Why is this not returning 3 as a prime?

Question

def isItPrime(n):
    p='true'
    if not n==2:
        for x in range(2,round(math.sqrt(n))+1):#I'm taking the square root to make the program more efficient, and adding the one so it doesn't create ranges like: range(2,2)
            if n%x==0:
                p='false'
                break
    return p

def findPrimes(n):
    primes=[]
    x=2 #if I change this value to 3 it does find 3 as a prime
    while len(primes)<n:
        if isItPrime(x)=='true':
            primes.append(x)
            x+=1
        x+=1
    return primes

print(isItPrime(3)) #true
print(findPrimes(10)) #[2, 5, 7, 11, 13, 17, 19, 23, 29, 31]

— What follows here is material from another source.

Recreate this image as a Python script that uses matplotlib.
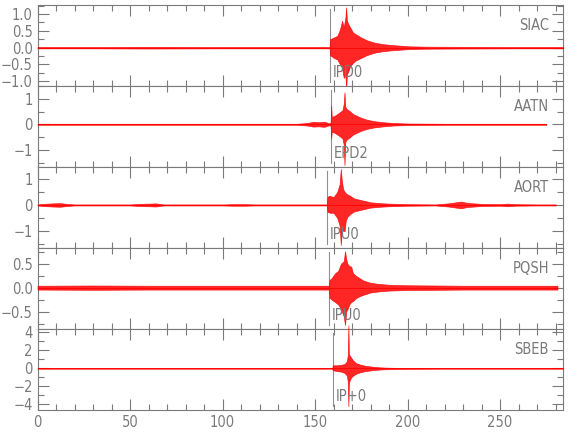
import numpy as np
import matplotlib
matplotlib.use('Agg')
import matplotlib.pyplot as plt
from matplotlib.ticker import MultipleLocator, FuncFormatter

# station names, pick labels and pick times (s)
stations = ['SIAC', 'AATN', 'AORT', 'PQSH', 'SBEB']
pick_labels = ['IPD0', 'EPD2', 'IPU0', 'IPU0', 'IP+0']
pick_times = [158.1, 158.6, 156.6, 157.7, 159.5]

# amplitude envelopes: knot times, upper and lower bounds
siac_t = [0, 30, 60, 100, 140, 157.9, 158.1, 160, 162, 163.5, 164.6, 165.5, 166.4, 166.8, 167.2,
          168, 169, 170.5, 172, 175, 178, 182, 186, 191, 196, 201, 210, 230, 260, 284]
siac_hi = [0.02, 0.02, 0.025, 0.02, 0.02, 0.02, 0.25, 0.3, 0.35, 0.55, 0.8, 0.6, 0.9, 1.2, 0.8,
           0.7, 0.6, 0.45, 0.4, 0.3, 0.22, 0.15, 0.11, 0.08, 0.06, 0.04, 0.03, 0.025, 0.02, 0.02]
siac_lo = [-0.02, -0.02, -0.025, -0.02, -0.02, -0.02, -0.22, -0.3, -0.35, -0.5, -0.6, -0.9, -0.8, -1.25, -0.8,
           -0.7, -0.55, -0.45, -0.38, -0.3, -0.22, -0.15, -0.11, -0.08, -0.06, -0.04, -0.03, -0.025, -0.02, -0.02]

aatn_t = [0, 50, 100, 140, 146, 149, 152, 155, 157.5, 158.4, 158.7, 159.0, 159.5, 161, 163, 164.8,
          165.5, 165.9, 166.3, 167, 168, 169, 170.5, 172, 175, 178, 182, 187, 192, 200, 220, 250, 275]
aatn_hi = [0.02, 0.02, 0.02, 0.02, 0.05, 0.1, 0.08, 0.1, 0.04, 0.05, 0.75, 0.3, 0.3, 0.35, 0.45, 0.55,
           0.8, 1.25, 0.7, 0.6, 0.55, 0.5, 0.4, 0.35, 0.25, 0.18, 0.12, 0.08, 0.05, 0.03, 0.02, 0.02, 0.02]
aatn_lo = [-0.02, -0.02, -0.02, -0.02, -0.05, -0.09, -0.08, -0.1, -0.04, -0.05, -0.55, -0.3, -0.3, -0.35, -0.45, -0.55,
           -0.8, -1.6, -0.7, -0.6, -0.55, -0.5, -0.4, -0.35, -0.25, -0.18, -0.12, -0.08, -0.05, -0.03, -0.02, -0.02, -0.02]

aort_t = [0, 3, 8, 12, 16, 20, 50, 55, 60, 64, 68, 100, 105, 112, 118, 140, 156.4, 156.7, 158, 160, 162,
          163.3, 163.9, 164.5, 165.2, 166, 166.6, 167.5, 169, 171, 174, 177, 180, 185, 190, 200, 215,
          222, 226, 229, 232, 236, 240, 250, 254, 258, 270, 280]
aort_hi = [0.02, 0.04, 0.06, 0.07, 0.04, 0.02, 0.02, 0.04, 0.05, 0.06, 0.02, 0.02, 0.03, 0.03, 0.02, 0.02, 0.02, 0.32, 0.35, 0.3, 0.5,
           0.8, 1.38, 0.9, 0.6, 0.5, 0.45, 0.4, 0.35, 0.25, 0.2, 0.15, 0.1, 0.07, 0.05, 0.03, 0.02,
           0.06, 0.1, 0.13, 0.08, 0.06, 0.04, 0.03, 0.05, 0.03, 0.02, 0.02]
aort_lo = [-0.02, -0.04, -0.06, -0.07, -0.04, -0.02, -0.02, -0.04, -0.05, -0.06, -0.02, -0.02, -0.03, -0.03, -0.02, -0.02, -0.02, -0.26, -0.3, -0.3, -0.5,
           -0.8, -1.54, -0.9, -1.0, -1.0, -0.6, -0.45, -0.35, -0.25, -0.2, -0.15, -0.1, -0.07, -0.05, -0.03, -0.02,
           -0.06, -0.1, -0.13, -0.08, -0.06, -0.04, -0.03, -0.05, -0.03, -0.02, -0.02]

pqsh_t = [0, 30, 60, 100, 130, 157.5, 157.8, 159, 160.8, 162.5, 164, 165.5, 166.2, 166.8, 167.5, 168.5,
          169.5, 170.5, 172, 174, 176, 180, 184, 190, 200, 230, 260, 281]
pqsh_hi = [0.04, 0.045, 0.04, 0.04, 0.04, 0.04, 0.16, 0.2, 0.3, 0.35, 0.5, 0.55, 0.76, 0.6, 0.5, 0.45,
           0.44, 0.3, 0.25, 0.2, 0.15, 0.1, 0.08, 0.06, 0.05, 0.04, 0.04, 0.04]
pqsh_lo = [-0.04, -0.045, -0.04, -0.04, -0.04, -0.04, -0.21, -0.25, -0.3, -0.35, -0.45, -0.6, -0.78, -0.5, -0.45, -0.35,
           -0.3, -0.28, -0.22, -0.18, -0.15, -0.1, -0.08, -0.06, -0.05, -0.04, -0.04, -0.04]

sbeb_t = [0, 50, 100, 150, 159.3, 159.6, 162, 164, 166, 167.2, 167.7, 168.0, 168.3, 168.8, 169.5,
          170.5, 172, 174, 177, 180, 183, 187, 192, 200, 220, 250, 284]
sbeb_hi = [0.03, 0.03, 0.03, 0.03, 0.03, 0.35, 0.35, 0.4, 0.5, 0.8, 1.5, 4.8, 1.6, 1.4, 1.2,
           0.9, 0.6, 0.45, 0.3, 0.22, 0.15, 0.1, 0.07, 0.05, 0.03, 0.03, 0.03]
sbeb_lo = [-0.03, -0.03, -0.03, -0.03, -0.03, -0.2, -0.3, -0.35, -0.5, -0.8, -1.5, -4.2, -1.6, -1.3, -1.0,
           -0.8, -0.6, -0.45, -0.3, -0.22, -0.15, -0.1, -0.07, -0.05, -0.03, -0.03, -0.03]

traces = [(siac_t, siac_hi, siac_lo), (aatn_t, aatn_hi, aatn_lo), (aort_t, aort_hi, aort_lo),
          (pqsh_t, pqsh_hi, pqsh_lo), (sbeb_t, sbeb_hi, sbeb_lo)]

# axis setup per panel
ylims = [(-1.14, 1.27), (-1.67, 1.5), (-1.65, 1.46), (-0.86, 0.83), (-4.6, 4.4)]
ymajor = [0.5, 1, 1, 0.5, 2]
yminor = [0.25, 0.5, 0.5, 0.25, 1]
yfmt = ['%.1f', '%d', '%d', '%.1f', '%d']

plt.rcParams['font.family'] = 'DejaVu Sans'
plt.rcParams['font.stretch'] = 'condensed'
gray = '#7a7a7a'


def minus_fmt(fmt):
    # IDL-style labels with a long minus sign
    return FuncFormatter(lambda v, pos: (fmt % v).replace('-', '\u2212'))


fig = plt.figure(figsize=(5.8, 4.4), dpi=100)
left, width = 0.0647, 0.906
top, h = 0.9886, 0.184

axes = []
for i in range(5):
    ax = fig.add_axes([left, top - (i + 1) * h, width, h], sharex=axes[0] if axes else None)
    axes.append(ax)
    t, hi, lo = traces[i]
    ax.fill_between(t, lo, hi, color='red', alpha=0.85, linewidth=0.5, clip_on=False, zorder=3)
    ax.plot(t, np.zeros(len(t)), color='red', linewidth=0.6, clip_on=False, zorder=3)
    ax.axvline(pick_times[i], ymin=0.05, ymax=0.95, color='#909090', linewidth=0.8, zorder=2)
    ax.text(pick_times[i] + 1.5, 0.17, pick_labels[i], transform=ax.get_xaxis_transform(),
            color=gray, fontsize=10.5, va='center', ha='left')
    ax.text(0.973, 0.75, stations[i], transform=ax.transAxes, color=gray, fontsize=10.5,
            ha='right', va='center')

    ax.set_xlim(0, 284)
    ax.set_ylim(*ylims[i])
    ax.xaxis.set_major_locator(MultipleLocator(50))
    ax.xaxis.set_minor_locator(MultipleLocator(10))
    ax.yaxis.set_major_locator(MultipleLocator(ymajor[i]))
    ax.yaxis.set_minor_locator(MultipleLocator(yminor[i]))
    ax.yaxis.set_major_formatter(minus_fmt(yfmt[i]))
    ax.tick_params(which='both', direction='in', top=True, right=True, colors=gray,
                   labelsize=10.5, width=0.8)
    ax.tick_params(which='major', length=8)
    ax.tick_params(which='minor', length=4)
    for s in ax.spines.values():
        s.set_color(gray)
        s.set_linewidth(0.8)
    if i < 4:
        ax.tick_params(labelbottom=False)

fig.savefig('out.png', dpi=100)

returns: true, [2, 5, 7, 11, 13, 17, 19, 23, 29, 31] I don't know what else to add here but it's not letting me post until I add some more details

Answer 1

    if isItPrime(x)=='true':
        primes.append(x)
        x+=1
    x+=1

2 is a prime so it appends 2 to primes, then changes x to 3 then finishes the if then changes x to 4. Then starts the loop again.

Thus 3 is skipped.

Don't increment x inside the if.